Stuttgart Regional Court, decision of 4 November 2020 – 18 O 333/19, BeckRS 2020, 38735

Facts

The claimant was asserting a right of access against the defendant pension insurance company. The goal was to check whether she can assert a "perpetual right of withdrawal".

Indications of abuse of rights

The express goal was to prepare for a claim for payment

Right of access awarded

❌(Breach of the requirement of fairness pursuant to Article 5 (1) (a) GDPR established as the request for information was pursuing goals which are not related to data protection)

Cologne Regional Court, decision of 11 November 2020 – 23 O 172/19, BeckRS 2020, 30968

Facts

The claimant was challenging the health insurance policy entered into with the defendant on grounds of fraudulent misrepresentation. In connection with the claim for repayment of contributions, he was requesting information pursuant to Art. 15 GDPR about all personal data, in particular application and risk assessment documents.

Indications of abuse of rights

The express goal was to prepare for a claim for payment

Right of access awarded

✅(It was established that Article 12 (5) sentence 2 GDPR does not cover general requests for information which constitute an abuse of rights; motivation for requests for information found to be irrelevant)

Wuppertal Regional Court, decision of 29 July 2021 – 4 O 409/20, ZD 2022, 53

Facts

The claimant was contesting premium adjustments by the defendant insurance company. To this end, he requested information pursuant to Article 15 GDPR on premium adjustments in 2014, 2015 and 2016 in order to be able to quantify his claim for payment.

Indications of abuse of rights

The express goal was to prepare for a claim for payment

Right of access awarded

❌ (Breach of good faith pursuant to section 242 German Civil Code (BGB) established as the claimant was found to only be taking advantage of a formal legal position and to have no interest of his own worthy of protection)

Krefeld Regional Court, decision of 6 October 2021 – 2 O 448/20, BeckRS 2021, 34436

Facts

The claimant was contesting premium adjustments by the defendant insurance company. To this end, he requested information pursuant to Article 15 GDPR on premium adjustments in the years 2011 to 2020 in order to be able to quantify his claim for payment.

Indications of abuse of rights

The express goal was to prepare for a claim for payment

Right of access awarded

❌ (Claimant was found to be pursuing goals not related to data protection)

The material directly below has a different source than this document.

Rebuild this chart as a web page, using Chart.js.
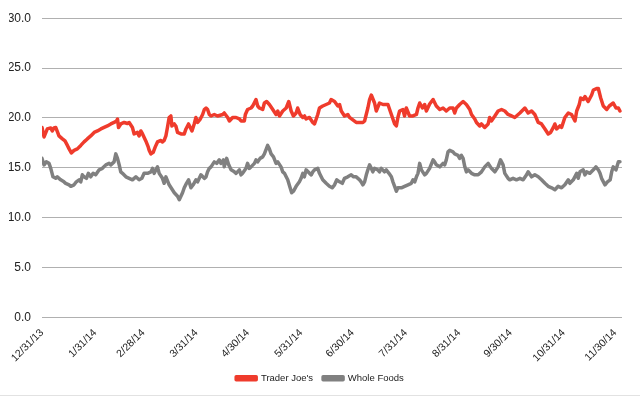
<!DOCTYPE html>
<html>
<head>
<meta charset="utf-8">
<script src="https://cdn.jsdelivr.net/npm/chart.js@4/dist/chart.umd.min.js"></script>
<style>
  html, body { margin: 0; padding: 0; background: #fff; }
  #wrap { position: relative; width: 640px; height: 396px; }
  #rule { position: absolute; left: 0; top: 395px; width: 640px; height: 1px; background: #e2e2e2; }
</style>
</head>
<body>
<div id="wrap">
  <canvas id="c" width="640" height="396"></canvas>
  <div id="rule"></div>
</div>
<script>
// Tick positions (days since 12/31/13) and their labels
const tickDays = [0, 31, 59, 90, 120, 151, 181, 212, 243, 273, 304, 334];
const tickLabels = ["12/31/13", "1/31/14", "2/28/14", "3/31/14", "4/30/14", "5/31/14", "6/30/14", "7/31/14", "8/31/14", "9/30/14", "10/31/14", "11/30/14"];

// Trader Joe's: day offsets and values
const tjDays = [0, 1.2, 3.1, 5.1, 6.0, 7.0, 8.0, 9.9, 11.9, 13.4, 14.8, 15.8, 17.1, 18.7, 20.6, 22.6, 24.5, 26.4, 28.4, 30.4, 32.3, 34.3, 36.2, 38.1, 40.1, 42.0, 43.4, 44.0, 44.6, 45.9, 47.9, 49.8, 50.8,
  52.7, 53.7, 55.6, 56.6, 57.6, 58.6, 60.5, 61.9, 62.5, 63.5, 64.8, 66.0, 67.3, 69.3, 70.2, 71.2, 72.2, 73.1, 74.1, 75.1, 75.7, 77.1, 78.0, 79.0, 81.0, 82.9, 83.9, 85.4, 86.4, 87.4, 88.7, 89.7, 90.7, 92.1, 93.6, 94.6, 95.6, 96.5, 97.5, 98.5, 100.4, 102.3, 105.3, 106.2, 108.2, 109.2, 111.1, 113.1, 115.0,
  116.0, 117.9, 118.5, 119.8, 121.8, 122.8, 124.7, 125.7, 126.7, 128.6, 129.6, 130.9, 132.5, 133.9, 136.4, 137.4, 138.4, 140.3, 142.3, 143.8, 145.2, 146.5, 148.1, 149.0, 150.4, 152.0, 153.0, 153.9, 155.9, 157.8, 158.8, 160.7, 161.7, 163.6, 165.6, 167.5, 168.5, 170.5, 172.4,
  173.4, 174.4, 176.3, 178.2, 179.2, 183.1, 187.0, 188.0, 189.9, 190.9, 191.9, 193.8, 194.8, 196.7, 198.7, 201.6, 203.6, 205.5, 206.5, 207.4, 208.4, 210.3, 211.3, 212.3, 214.2, 216.2, 218.2, 219.1, 220.1, 221.7, 223.0, 224.0,
  225.9, 227.9, 229.8, 231.8, 233.7, 235.6, 237.6, 239.5, 240.5, 241.5, 243.4, 245.4, 247.3, 249.3, 250.3, 252.2, 253.2, 255.1, 256.1, 258.0, 260.0, 260.9, 261.9, 263.9, 265.8, 267.8, 269.7, 271.6, 273.6, 275.5, 278.5, 281.4, 283.3, 285.3, 287.2,
  289.2, 291.1, 293.1, 295.0, 296.4, 298.0, 298.9, 299.9, 301.8, 302.8, 304.7, 306.7, 308.6, 310.6, 311.6, 313.1, 313.9, 315.4, 316.4, 318.3, 320.3, 321.3, 323.2, 324.2, 325.6, 327.1, 329.1, 330.6, 332.9, 334.5, 335.9, 336.8];
const tjValues = [19.05, 18.1, 18.9, 19.0, 18.7, 19.0, 19.05, 18.2, 17.9, 17.7, 17.25, 16.9, 16.5, 16.75, 16.9, 17.25, 17.6, 17.9, 18.2, 18.55, 18.7, 18.9, 19.05, 19.2, 19.4, 19.55, 19.7, 19.9, 19.05, 19.4, 19.55, 19.45, 19.55,
  19.05, 18.4, 18.55, 18.2, 18.7, 18.4, 17.7, 17.1, 16.75, 16.4, 16.55, 17.1, 17.6, 17.75, 17.6, 17.75, 18.2, 19.05, 20.05, 20.2, 19.2, 19.4, 19.2, 18.55, 18.4, 18.4, 18.9, 19.4, 19.05, 18.7, 19.4, 20.05, 19.55, 19.85, 20.35, 20.85, 21.0, 20.85, 20.35, 20.2, 20.35, 20.2, 20.35, 20.5, 20.05, 19.7, 20.05, 20.05, 19.9,
  19.7, 19.7, 20.35, 20.85, 21.0, 21.2, 21.85, 21.2, 21.0, 20.85, 21.5, 21.65, 21.35, 21.0, 20.35, 20.7, 20.2, 20.7, 21.0, 21.65, 20.7, 20.2, 20.5, 21.0, 20.35, 20.05, 20.2, 19.9, 20.05, 19.55, 19.4, 20.35, 21.0, 21.2, 21.35, 21.5, 21.85, 21.65, 21.2,
  21.35, 20.7, 20.2, 20.35, 20.05, 19.55, 19.55, 19.7, 21.0, 21.85, 22.3, 21.5, 20.7, 21.5, 21.35, 21.35, 20.35, 19.4, 19.2, 20.05, 20.7, 20.85, 20.2, 21.0, 20.2, 20.2, 20.35, 21.0, 21.5, 21.0, 21.35, 20.7,
  21.4, 21.85, 21.2, 20.85, 21.0, 20.7, 21.0, 21.0, 20.5, 21.0, 21.35, 21.65, 21.35, 20.85, 20.35, 19.9, 19.55, 19.2, 19.4, 19.05, 19.4, 20.05, 19.7, 20.2, 20.7, 20.85, 20.7, 20.35, 20.2, 20.05, 20.5, 21.0, 20.5, 20.7, 20.35,
  19.55, 19.4, 18.9, 18.4, 18.55, 19.05, 19.4, 18.9, 19.2, 19.05, 20.05, 20.5, 20.35, 19.7, 20.7, 21.35, 22.0, 21.85, 22.15, 21.65, 22.3, 22.8, 22.95, 22.95, 22.0, 21.2, 20.85, 21.2, 21.5, 21.0, 21.0, 20.7];

// Whole Foods: day offsets and values
const wfDays = [0, 0.6, 1.2, 2.5, 4.1, 5.1, 6.4, 8.0, 8.9, 10.9, 12.8, 13.8, 15.8, 16.8, 18.7, 20.0, 21.6, 22.6, 23.5, 24.5, 25.9, 27.0, 28.4, 29.8, 31.3, 33.3, 35.2, 37.2, 39.1, 40.1, 42.0, 43.0, 44.0, 45.0, 45.9, 46.9, 48.9, 50.8,
  52.7, 54.7, 56.6, 58.2, 59.5, 61.5, 63.5, 64.4, 65.4, 66.4, 67.3, 68.3, 70.2, 71.2, 72.2, 74.1, 77.1, 79.0, 80.0, 81.9, 82.9, 84.2, 85.4, 86.8, 88.1, 89.7, 90.7, 92.6, 94.6, 95.6, 96.5, 97.5, 98.5, 100.4, 101.8, 103.3, 104.3, 105.7, 106.2, 107.6, 108.8, 110.2, 112.1, 113.1, 115.0,
  116.0, 116.9, 118.9, 119.8, 120.8, 121.8, 123.8, 124.7, 125.7, 127.1, 128.6, 129.6, 131.5, 132.5, 133.5, 134.9, 136.4, 137.4, 139.3, 140.3, 141.3, 142.3, 143.2, 144.6, 145.5, 146.5, 148.1, 150.0, 151.0, 152.0, 152.9, 153.9, 155.9, 156.9, 157.8, 158.8, 160.7, 161.7, 163.6, 165.6, 167.5, 169.1, 170.5, 171.8, 173.4,
  175.0, 176.3, 178.2, 180.2, 181.6, 183.1, 185.1, 186.0, 187.0, 188.0, 189.0, 189.9, 190.9, 191.9, 192.8, 193.8, 195.7, 196.7, 197.7, 199.6, 200.6, 202.2, 203.6, 204.5, 205.5, 206.5, 207.4, 209.4, 211.3, 213.3, 215.2, 216.2, 217.2, 218.2, 219.1, 220.1, 221.1, 223.0, 224.0, 225.9, 227.9, 228.8, 229.8,
  231.8, 233.7, 234.7, 235.6, 236.6, 237.6, 239.5, 240.5, 242.4, 243.4, 244.4, 245.4, 246.4, 247.3, 248.3, 250.3, 252.2, 254.2, 256.1, 258.0, 260.0, 261.9, 263.9, 265.8, 267.2, 268.7, 269.7, 271.6, 272.6, 274.5, 276.5, 278.5, 280.4, 282.4, 283.3, 285.3, 287.2,
  289.2, 291.1, 293.1, 295.0, 297.0, 298.9, 300.8, 302.8, 304.7, 306.7, 307.6, 309.6, 311.6, 312.5, 313.5, 315.4, 316.4, 317.4, 319.3, 321.3, 322.8, 324.2, 325.2, 326.1, 328.1, 329.5, 331.1, 332.0, 332.9, 334.5, 335.9, 336.8];
const wfValues = [15.95, 15.6, 15.3, 15.6, 15.45, 14.95, 14.1, 13.95, 14.1, 13.8, 13.6, 13.45, 13.3, 13.15, 13.3, 13.6, 13.8, 13.6, 14.3, 14.1, 13.95, 14.45, 14.1, 14.45, 14.3, 14.8, 14.95, 15.3, 15.45, 15.3, 15.6, 16.4, 15.95, 15.3, 14.6, 14.45, 14.1, 13.95,
  13.8, 14.1, 13.8, 13.95, 14.45, 14.45, 14.6, 14.95, 14.45, 14.8, 15.1, 14.45, 13.95, 13.45, 14.1, 13.3, 12.5, 12.15, 11.8, 12.5, 13.0, 13.45, 13.8, 13.0, 13.3, 13.8, 13.6, 14.3, 13.95, 14.1, 14.6, 14.95, 15.1, 15.6, 15.45, 15.8, 15.45, 15.8, 15.1, 15.95, 15.3, 14.8, 14.6, 14.45, 14.8,
  14.3, 14.45, 14.95, 15.45, 14.95, 15.1, 15.45, 15.8, 15.6, 15.95, 16.1, 16.4, 17.25, 16.9, 16.4, 16.1, 15.45, 15.6, 15.1, 14.6, 14.45, 14.1, 13.8, 13.0, 12.5, 12.65, 13.15, 13.6, 13.95, 14.45, 14.1, 14.8, 14.45, 14.3, 14.6, 14.8, 14.95, 14.45, 13.8, 13.45, 13.15, 13.0, 13.3, 13.8, 13.6,
  13.45, 13.95, 14.1, 14.3, 14.1, 14.1, 13.8, 13.6, 13.3, 13.6, 14.3, 14.8, 15.3, 14.95, 14.6, 14.95, 14.8, 14.6, 14.95, 14.6, 14.8, 14.45, 14.1, 13.6, 13.15, 12.65, 13.0, 13.0, 13.15, 13.3, 13.45, 13.8, 13.6, 14.1, 14.45, 15.45, 14.8, 14.3, 14.45, 14.95, 15.8, 15.6, 15.3,
  15.1, 15.45, 15.3, 15.8, 16.6, 16.75, 16.6, 16.4, 16.25, 15.95, 16.25, 15.95, 15.1, 14.6, 14.8, 14.45, 14.3, 14.3, 14.6, 15.1, 15.45, 14.95, 14.6, 15.1, 15.8, 15.3, 14.45, 13.95, 13.8, 13.95, 13.8, 13.95, 13.8, 14.3, 14.6, 14.1, 14.3,
  14.1, 13.8, 13.45, 13.15, 13.0, 12.8, 13.15, 13.0, 13.3, 13.8, 13.45, 13.8, 14.45, 13.95, 14.6, 14.8, 14.3, 14.6, 14.45, 14.8, 15.1, 14.8, 14.45, 13.95, 13.3, 13.6, 13.8, 14.6, 15.1, 14.8, 15.6, 15.6];

const seriesNames = ["Trader Joe's", "Whole Foods"];

const toPoints = (xs, ys) => xs.map((x, i) => ({ x: x, y: ys[i] }));

new Chart(document.getElementById('c'), {
  type: 'line',
  data: {
    datasets: [
      { label: seriesNames[0], data: toPoints(tjDays, tjValues), borderColor: '#ef3b2c', backgroundColor: '#ef3b2c',
        borderWidth: 3.5, pointRadius: 0, tension: 0, borderJoinStyle: 'round', borderCapStyle: 'round' },
      { label: seriesNames[1], data: toPoints(wfDays, wfValues), borderColor: '#808080', backgroundColor: '#808080',
        borderWidth: 3.5, pointRadius: 0, tension: 0, borderJoinStyle: 'round', borderCapStyle: 'round' }
    ]
  },
  options: {
    responsive: false,
    animation: false,
    devicePixelRatio: 1,
    layout: { padding: { top: 12, right: 9, bottom: 3, left: 9 } },
    scales: {
      x: {
        type: 'linear', min: 0, max: 338,
        grid: { display: false },
        border: { display: false },
        afterBuildTicks: (s) => { s.ticks = tickDays.map(v => ({ value: v })); },
        afterFit: (s) => { s.height = 46; },
        ticks: {
          autoSkip: false, minRotation: 45, maxRotation: 45, padding: 1,
          color: '#222', font: { family: 'Liberation Sans', size: 10.5 },
          callback: (v, i) => tickLabels[i]
        }
      },
      y: {
        min: 0, max: 30,
        grid: { color: '#b0b0b0', lineWidth: 1, drawTicks: false },
        border: { display: false },
        afterFit: (s) => { s.width = 33; },
        ticks: {
          stepSize: 5, padding: 11, color: '#222',
          font: { family: 'Liberation Sans', size: 12 },
          callback: (v) => Number(v).toFixed(1)
        }
      },
      yRight: {
        position: 'right', min: 0, max: 30,
        grid: { display: false, drawTicks: false },
        border: { display: false },
        ticks: { display: false },
        afterFit: (s) => { s.width = 9; }
      }
    },
    plugins: {
      tooltip: { enabled: false },
      legend: {
        position: 'bottom',
        labels: { boxWidth: 20, boxHeight: 3, padding: 10, color: '#222', font: { family: 'Liberation Sans', size: 9.5 } }
      }
    }
  }
});
</script>
</body>
</html>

Berlin Brandenburg Tax Court, decision of 27 October 2021 – 16 K 5148/20, BeckRS 2021, 47455

Facts

The claimant was requesting a copy of all documents concerning his trade tax assessment amounts for the years 2013 to 2015 from the competent tax office.

Indications of abuse of rights

The trade tax assessment amounts 2013 to 2015 were already the subject of different proceedings with the same claimant. He had originally asserted this claim for information in the other proceedings.

Right of access awarded

❌ (A right of refusal pursuant to Article 12 (5) sentence 2 (b) GDPR, which also covers abusive requests, was established; the claimant was found to be pursuing goals not related to data protection)

Detmold Regional Court, decision of 26 October 2021 – 02 O 108/21, BeckRS 2021, 34230

Facts

The claimant was contesting premium adjustments by the defendant insurance company. To this end, he requested information pursuant to Article 15 GDPR on premium adjustments in the years 2009 to 2017 in order to be able to quantify his claim for payment.

Indications of abuse of rights

The express goal was to prepare for a claim for payment

Right of access awarded

❌ (Breach of good faith pursuant to section 242 German Civil Code (BGB) had to be affirmed as the claimant was found to only be taking advantage of a formal legal position and to have no interest of his own worthy of protection)

Hamm Higher Regional Court, decision of 15 November 2021 – 20 U 269/21, BeckRS 2021, 40312

Note: The previous instance was Bochum Regional Court, decision of 15 July 2020 – 4 O 215/20

Facts

The claimant was contesting premium adjustments by the defendant insurance company. To this end, he requested information pursuant to Article 15 GDPR on premium adjustments during the contractual term in order to be able to quantify his claim for payment.

Indications of abuse of rights

The express goal was to prepare for a claim for payment

Right of access awarded

❌ (A right of refusal pursuant to Article 12 (5) sentence 2 (b) GDPR, which also covers abusive requests, was established; the claimant was found to be pursuing goals not related to data protection)

Paderborn Regional Court, decision of 15 December 2021 – 4 O 275/21

Facts

The claimant has private health insurance with the defendant. He was requesting information about the insurance records since 2010 from the defendant in order to prove that the premium increases by the defendant were ineffective.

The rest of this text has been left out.